Much of that federal money has now been exhausted, not only in South Dakota but around the country. And efforts to craft a comprehensive new aid package in Congress have stalled.

Since the supplemental $600 in weekly unemployment benefits expired at the end of July, government payouts have dropped by about $15 billion per week.

“That’s pretty substantial,” said Ernie Tedeschi, policy economist at Evercore ISI. “That’s equivalent to about 4% of the American economy.”

Ordinary state unemployment benefits cover 30% to 50% of a worker’s lost pay, on average, so jobless Americans have seen a significant drop in their spending power.

“They woke up on Aug. 1 facing a 50 to 75% pay cut from what they had been making the day before,” Tedeschi said. “They’re going to have to make some pretty devastating cuts.”

The $300 weekly replacement proposed by the president would be better than nothing. “But it’s a clunky, untested, logistically and legally challenging way of putting a Band-Aid on the problem,” Tedeschi said.

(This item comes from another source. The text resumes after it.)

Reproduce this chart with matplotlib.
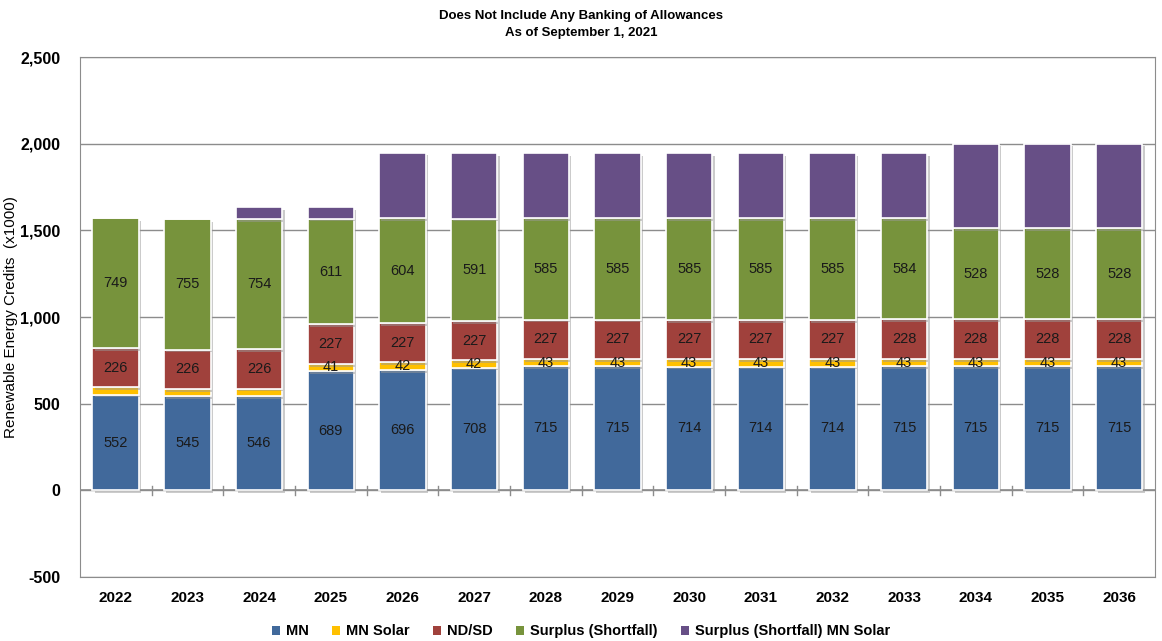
import numpy as np
import matplotlib.pyplot as plt
import matplotlib.patheffects as pe
from matplotlib.patches import Patch

plt.rcParams['font.family'] = ['Liberation Sans', 'DejaVu Sans']

years = ['2022', '2023', '2024', '2025', '2026', '2027', '2028', '2029', '2030',
         '2031', '2032', '2033', '2034', '2035', '2036']
mn = [552, 545, 546, 689, 696, 708, 715, 715, 714, 714, 714, 715, 715, 715, 715]
mn_solar = [42, 41, 41, 41, 42, 42, 43, 43, 43, 43, 43, 43, 43, 43, 43]
ndsd = [226, 226, 226, 227, 227, 227, 227, 227, 227, 227, 227, 228, 228, 228, 228]
surplus = [749, 755, 754, 611, 604, 591, 585, 585, 585, 585, 585, 584, 528, 528, 528]
surplus_solar = [0, 0, 65, 65, 380, 380, 378, 378, 378, 378, 378, 378, 486, 486, 486]
solar_labeled = [False, False, False] + [True] * 12

series = [
    ('MN', mn, '#41699B'),
    ('MN Solar', mn_solar, '#FFC000'),
    ('ND/SD', ndsd, '#A0413C'),
    ('Surplus (Shortfall)', surplus, '#77933C'),
    ('Surplus (Shortfall) MN Solar', surplus_solar, '#674F86'),
]

fig = plt.figure(figsize=(11.62, 6.41), dpi=100)
ax = fig.add_axes([0.0688, 0.0998, 0.9252, 0.8112])

x = np.arange(len(years))
bottom = np.zeros(len(years))
shadow = [pe.SimplePatchShadow(offset=(1.5, -2), shadow_rgbFace='#999999', alpha=0.5), pe.Normal()]
handles = []
for i, (name, vals, col) in enumerate(series):
    vals = np.array(vals, dtype=float)
    bars = ax.bar(x, vals, 0.65, bottom=bottom, color=col, edgecolor='white',
                  linewidth=1.2, zorder=3)
    for b in bars:
        b.set_path_effects(shadow)
    handles.append(Patch(facecolor=col, label=name))
    if i < 4:
        for j, v in enumerate(vals):
            if i == 1 and not solar_labeled[j]:
                continue
            ax.text(x[j], bottom[j] + v / 2, f'{int(v)}', ha='center', va='center',
                    fontsize=10.5, color='#1a1a1a', zorder=5)
    bottom += vals

ax.set_xlim(-0.5, len(years) - 0.5)
ax.set_ylim(-500, 2500)
ax.set_yticks(np.arange(-500, 2501, 500))
ax.set_yticklabels([f'{v:,}' for v in range(-500, 2501, 500)], fontsize=11.5, fontweight='bold')
ax.yaxis.grid(True, color='#8c8c8c', linewidth=1, zorder=0)
ax.tick_params(axis='y', length=0, pad=14)
ax.set_xticks([])
for s in ax.spines.values():
    s.set_color('#8c8c8c')
ax.axhline(0, color='#8c8c8c', linewidth=1.2, zorder=2)
for k in range(1, len(years)):
    ax.plot([k - 0.5, k - 0.5], [-25, 25], color='#8c8c8c', linewidth=1, zorder=2)
for j, yr in enumerate(years):
    ax.text(x[j], -620, yr, ha='center', va='center', fontsize=11, fontweight='bold',
            clip_on=False)

ax.set_ylabel('Renewable Energy Credits  (x1000)', fontsize=11)
ax.yaxis.set_label_coords(-0.058, 0.5)

fig.text(0.5, 0.975, 'Does Not Include Any Banking of Allowances', ha='center', va='center',
         fontsize=9.5, fontweight='bold')
fig.text(0.5, 0.949, 'As of September 1, 2021', ha='center', va='center',
         fontsize=9.5, fontweight='bold')

fig.legend(handles=handles, loc='center', bbox_to_anchor=(0.5, 0.015), ncol=5, frameon=False,
           prop={'size': 10.5, 'weight': 'bold'}, handlelength=0.55, handleheight=0.55,
           columnspacing=1.6, handletextpad=0.4)
fig.savefig('out.png', dpi=100)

Even if all states accepted the offer, the FEMA money identified by the president would cover only about five weeks of benefits.

Unless Congress agrees to a more sustainable increase in jobless benefits, Tedeschi warned that retail sales and job growth are likely to suffer.

Walmart said Tuesday that government relief payments provided a significant boost for the retail giant’s sales during the last three months. As stimulus money dried up in late July, however, sales cooled.

“There’s a lot of uncertainty right now and so much variance in how customers are feeling about their situation,” CEO Doug McMillon said in a conference call. “This economy and this country are driven so much by small and medium-sized businesses that we want to see something happen there that will help support those folks.”

As policymakers in Washington argue over a new round of spending, 800 to 1,000 South Dakota families keep showing up each Tuesday and Thursday at the food pantry in Sioux Falls.

“We’re in it for the long haul,” Stensaas said. “Food is such a basic need. No one should have to go without.”